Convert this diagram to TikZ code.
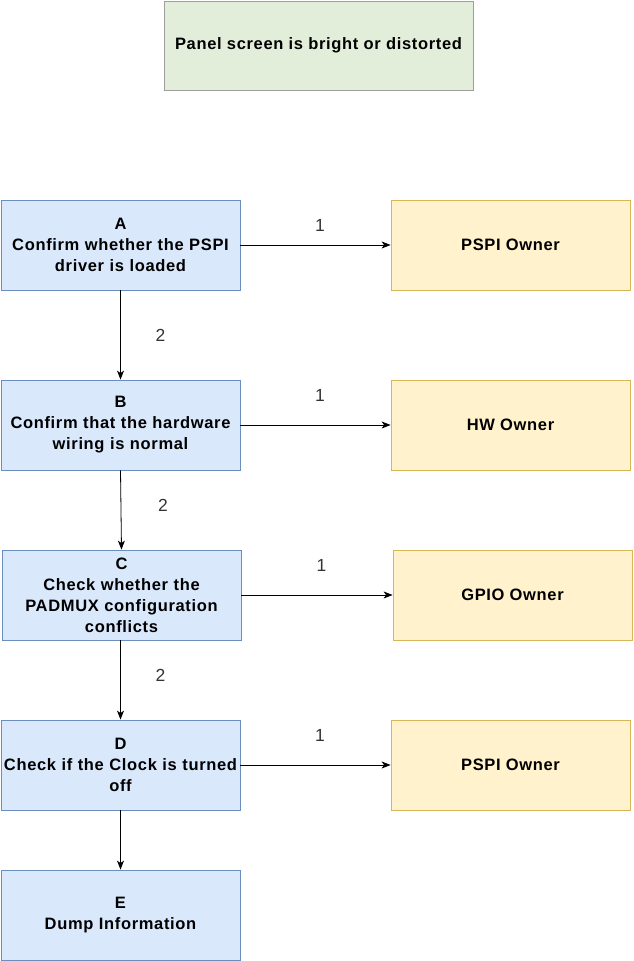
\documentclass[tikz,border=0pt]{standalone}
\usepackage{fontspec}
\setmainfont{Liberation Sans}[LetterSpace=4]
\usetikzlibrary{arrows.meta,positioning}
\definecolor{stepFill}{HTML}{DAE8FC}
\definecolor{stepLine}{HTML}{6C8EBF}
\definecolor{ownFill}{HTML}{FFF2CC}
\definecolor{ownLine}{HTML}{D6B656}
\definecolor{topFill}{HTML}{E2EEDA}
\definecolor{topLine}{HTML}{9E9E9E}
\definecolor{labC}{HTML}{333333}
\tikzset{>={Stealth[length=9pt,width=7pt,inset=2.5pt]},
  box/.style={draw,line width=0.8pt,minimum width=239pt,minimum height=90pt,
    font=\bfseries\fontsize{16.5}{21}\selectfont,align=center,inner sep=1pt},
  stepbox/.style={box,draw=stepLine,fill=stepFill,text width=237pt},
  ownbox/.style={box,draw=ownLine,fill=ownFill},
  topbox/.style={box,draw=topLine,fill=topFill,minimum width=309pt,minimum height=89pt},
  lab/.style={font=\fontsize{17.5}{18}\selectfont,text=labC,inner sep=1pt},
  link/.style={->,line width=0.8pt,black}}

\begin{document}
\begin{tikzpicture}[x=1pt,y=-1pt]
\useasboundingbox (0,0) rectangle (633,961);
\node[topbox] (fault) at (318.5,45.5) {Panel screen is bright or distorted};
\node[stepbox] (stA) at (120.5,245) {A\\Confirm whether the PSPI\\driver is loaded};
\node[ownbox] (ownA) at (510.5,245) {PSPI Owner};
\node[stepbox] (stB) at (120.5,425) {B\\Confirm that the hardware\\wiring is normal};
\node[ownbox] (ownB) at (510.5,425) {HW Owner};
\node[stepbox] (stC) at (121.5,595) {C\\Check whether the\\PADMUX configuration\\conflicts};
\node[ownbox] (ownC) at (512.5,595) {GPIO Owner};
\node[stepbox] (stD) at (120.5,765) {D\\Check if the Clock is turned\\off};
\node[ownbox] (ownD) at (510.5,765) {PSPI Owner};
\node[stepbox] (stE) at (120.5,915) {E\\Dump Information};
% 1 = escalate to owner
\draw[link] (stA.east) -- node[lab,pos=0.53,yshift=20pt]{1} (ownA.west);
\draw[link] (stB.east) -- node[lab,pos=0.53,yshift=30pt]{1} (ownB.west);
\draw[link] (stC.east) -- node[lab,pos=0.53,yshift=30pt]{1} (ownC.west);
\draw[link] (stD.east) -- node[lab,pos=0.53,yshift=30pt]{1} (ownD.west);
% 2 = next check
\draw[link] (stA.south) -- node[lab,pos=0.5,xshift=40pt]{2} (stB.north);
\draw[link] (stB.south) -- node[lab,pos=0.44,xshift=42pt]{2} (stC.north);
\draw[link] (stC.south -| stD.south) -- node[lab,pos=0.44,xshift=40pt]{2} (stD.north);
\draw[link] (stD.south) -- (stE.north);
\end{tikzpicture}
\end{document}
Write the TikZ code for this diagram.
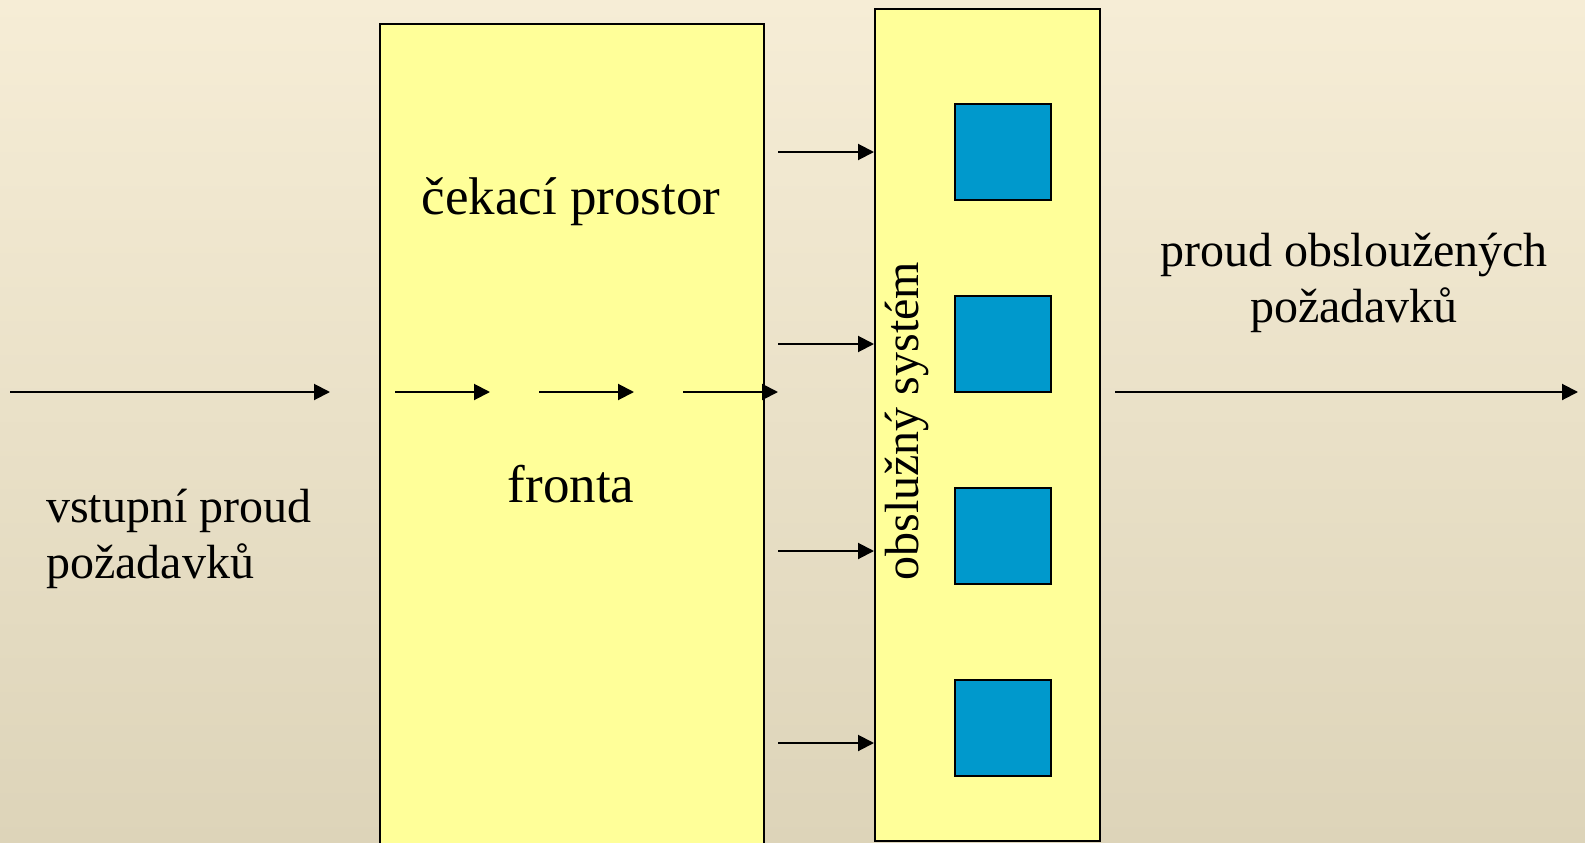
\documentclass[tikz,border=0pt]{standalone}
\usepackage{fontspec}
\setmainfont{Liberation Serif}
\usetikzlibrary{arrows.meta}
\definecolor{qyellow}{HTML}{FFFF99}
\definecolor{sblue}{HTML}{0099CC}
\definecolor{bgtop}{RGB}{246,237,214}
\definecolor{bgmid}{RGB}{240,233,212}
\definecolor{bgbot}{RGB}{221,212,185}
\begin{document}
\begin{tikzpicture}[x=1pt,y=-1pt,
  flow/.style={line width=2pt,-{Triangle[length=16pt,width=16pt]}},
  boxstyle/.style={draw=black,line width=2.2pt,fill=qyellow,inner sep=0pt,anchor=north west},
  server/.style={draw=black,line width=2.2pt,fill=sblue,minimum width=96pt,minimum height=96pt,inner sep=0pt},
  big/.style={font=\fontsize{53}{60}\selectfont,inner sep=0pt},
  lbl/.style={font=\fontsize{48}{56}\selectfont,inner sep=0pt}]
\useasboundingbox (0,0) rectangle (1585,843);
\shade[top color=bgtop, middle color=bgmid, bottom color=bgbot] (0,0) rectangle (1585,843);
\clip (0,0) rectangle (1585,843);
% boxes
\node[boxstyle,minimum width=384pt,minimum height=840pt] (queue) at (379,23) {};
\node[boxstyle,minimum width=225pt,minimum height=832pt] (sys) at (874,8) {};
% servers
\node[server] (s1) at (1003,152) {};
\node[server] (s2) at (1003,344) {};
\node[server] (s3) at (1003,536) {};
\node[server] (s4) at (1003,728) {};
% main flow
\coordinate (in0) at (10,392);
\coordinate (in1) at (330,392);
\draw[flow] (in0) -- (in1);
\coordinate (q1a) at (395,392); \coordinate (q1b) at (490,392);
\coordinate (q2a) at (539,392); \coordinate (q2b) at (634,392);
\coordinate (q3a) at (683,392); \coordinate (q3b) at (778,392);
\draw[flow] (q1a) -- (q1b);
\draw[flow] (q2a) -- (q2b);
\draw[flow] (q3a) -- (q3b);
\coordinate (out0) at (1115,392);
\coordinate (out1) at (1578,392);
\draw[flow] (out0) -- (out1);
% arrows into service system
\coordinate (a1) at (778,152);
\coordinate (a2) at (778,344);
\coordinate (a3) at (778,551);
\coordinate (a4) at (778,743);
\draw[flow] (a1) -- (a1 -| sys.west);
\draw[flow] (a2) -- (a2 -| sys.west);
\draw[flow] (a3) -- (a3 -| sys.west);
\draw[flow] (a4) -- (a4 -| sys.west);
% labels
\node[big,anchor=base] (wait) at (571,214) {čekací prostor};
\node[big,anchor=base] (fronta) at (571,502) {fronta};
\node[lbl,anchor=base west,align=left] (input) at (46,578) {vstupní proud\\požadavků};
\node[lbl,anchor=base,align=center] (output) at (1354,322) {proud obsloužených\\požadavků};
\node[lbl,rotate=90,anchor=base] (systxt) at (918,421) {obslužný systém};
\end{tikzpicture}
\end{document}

Brief =
Above are records with pictures; repeat the records exactly and leave the pictures out.

Finished task =
Convert this diagram to TikZ code.
\documentclass[tikz,border=0pt]{standalone}
\usepackage{fontspec}
\setmainfont{Liberation Sans}[LetterSpace=4]
\usetikzlibrary{arrows.meta,positioning}
\definecolor{stepFill}{HTML}{DAE8FC}
\definecolor{stepLine}{HTML}{6C8EBF}
\definecolor{ownFill}{HTML}{FFF2CC}
\definecolor{ownLine}{HTML}{D6B656}
\definecolor{topFill}{HTML}{E2EEDA}
\definecolor{topLine}{HTML}{9E9E9E}
\definecolor{labC}{HTML}{333333}
\tikzset{>={Stealth[length=9pt,width=7pt,inset=2.5pt]},
  box/.style={draw,line width=0.8pt,minimum width=239pt,minimum height=90pt,
    font=\bfseries\fontsize{16.5}{21}\selectfont,align=center,inner sep=1pt},
  stepbox/.style={box,draw=stepLine,fill=stepFill,text width=237pt},
  ownbox/.style={box,draw=ownLine,fill=ownFill},
  topbox/.style={box,draw=topLine,fill=topFill,minimum width=309pt,minimum height=89pt},
  lab/.style={font=\fontsize{17.5}{18}\selectfont,text=labC,inner sep=1pt},
  link/.style={->,line width=0.8pt,black}}

\begin{document}
\begin{tikzpicture}[x=1pt,y=-1pt]
\useasboundingbox (0,0) rectangle (633,961);
\node[topbox] (fault) at (318.5,45.5) {Panel screen is bright or distorted};
\node[stepbox] (stA) at (120.5,245) {A\\Confirm whether the PSPI\\driver is loaded};
\node[ownbox] (ownA) at (510.5,245) {PSPI Owner};
\node[stepbox] (stB) at (120.5,425) {B\\Confirm that the hardware\\wiring is normal};
\node[ownbox] (ownB) at (510.5,425) {HW Owner};
\node[stepbox] (stC) at (121.5,595) {C\\Check whether the\\PADMUX configuration\\conflicts};
\node[ownbox] (ownC) at (512.5,595) {GPIO Owner};
\node[stepbox] (stD) at (120.5,765) {D\\Check if the Clock is turned\\off};
\node[ownbox] (ownD) at (510.5,765) {PSPI Owner};
\node[stepbox] (stE) at (120.5,915) {E\\Dump Information};
% 1 = escalate to owner
\draw[link] (stA.east) -- node[lab,pos=0.53,yshift=20pt]{1} (ownA.west);
\draw[link] (stB.east) -- node[lab,pos=0.53,yshift=30pt]{1} (ownB.west);
\draw[link] (stC.east) -- node[lab,pos=0.53,yshift=30pt]{1} (ownC.west);
\draw[link] (stD.east) -- node[lab,pos=0.53,yshift=30pt]{1} (ownD.west);
% 2 = next check
\draw[link] (stA.south) -- node[lab,pos=0.5,xshift=40pt]{2} (stB.north);
\draw[link] (stB.south) -- node[lab,pos=0.44,xshift=42pt]{2} (stC.north);
\draw[link] (stC.south -| stD.south) -- node[lab,pos=0.44,xshift=40pt]{2} (stD.north);
\draw[link] (stD.south) -- (stE.north);
\end{tikzpicture}
\end{document}
Write the TikZ code for this diagram.
\documentclass[tikz,border=0pt]{standalone}
\usepackage{fontspec}
\setmainfont{Liberation Serif}
\usetikzlibrary{arrows.meta}
\definecolor{qyellow}{HTML}{FFFF99}
\definecolor{sblue}{HTML}{0099CC}
\definecolor{bgtop}{RGB}{246,237,214}
\definecolor{bgmid}{RGB}{240,233,212}
\definecolor{bgbot}{RGB}{221,212,185}
\begin{document}
\begin{tikzpicture}[x=1pt,y=-1pt,
  flow/.style={line width=2pt,-{Triangle[length=16pt,width=16pt]}},
  boxstyle/.style={draw=black,line width=2.2pt,fill=qyellow,inner sep=0pt,anchor=north west},
  server/.style={draw=black,line width=2.2pt,fill=sblue,minimum width=96pt,minimum height=96pt,inner sep=0pt},
  big/.style={font=\fontsize{53}{60}\selectfont,inner sep=0pt},
  lbl/.style={font=\fontsize{48}{56}\selectfont,inner sep=0pt}]
\useasboundingbox (0,0) rectangle (1585,843);
\shade[top color=bgtop, middle color=bgmid, bottom color=bgbot] (0,0) rectangle (1585,843);
\clip (0,0) rectangle (1585,843);
% boxes
\node[boxstyle,minimum width=384pt,minimum height=840pt] (queue) at (379,23) {};
\node[boxstyle,minimum width=225pt,minimum height=832pt] (sys) at (874,8) {};
% servers
\node[server] (s1) at (1003,152) {};
\node[server] (s2) at (1003,344) {};
\node[server] (s3) at (1003,536) {};
\node[server] (s4) at (1003,728) {};
% main flow
\coordinate (in0) at (10,392);
\coordinate (in1) at (330,392);
\draw[flow] (in0) -- (in1);
\coordinate (q1a) at (395,392); \coordinate (q1b) at (490,392);
\coordinate (q2a) at (539,392); \coordinate (q2b) at (634,392);
\coordinate (q3a) at (683,392); \coordinate (q3b) at (778,392);
\draw[flow] (q1a) -- (q1b);
\draw[flow] (q2a) -- (q2b);
\draw[flow] (q3a) -- (q3b);
\coordinate (out0) at (1115,392);
\coordinate (out1) at (1578,392);
\draw[flow] (out0) -- (out1);
% arrows into service system
\coordinate (a1) at (778,152);
\coordinate (a2) at (778,344);
\coordinate (a3) at (778,551);
\coordinate (a4) at (778,743);
\draw[flow] (a1) -- (a1 -| sys.west);
\draw[flow] (a2) -- (a2 -| sys.west);
\draw[flow] (a3) -- (a3 -| sys.west);
\draw[flow] (a4) -- (a4 -| sys.west);
% labels
\node[big,anchor=base] (wait) at (571,214) {čekací prostor};
\node[big,anchor=base] (fronta) at (571,502) {fronta};
\node[lbl,anchor=base west,align=left] (input) at (46,578) {vstupní proud\\požadavků};
\node[lbl,anchor=base,align=center] (output) at (1354,322) {proud obsloužených\\požadavků};
\node[lbl,rotate=90,anchor=base] (systxt) at (918,421) {obslužný systém};
\end{tikzpicture}
\end{document}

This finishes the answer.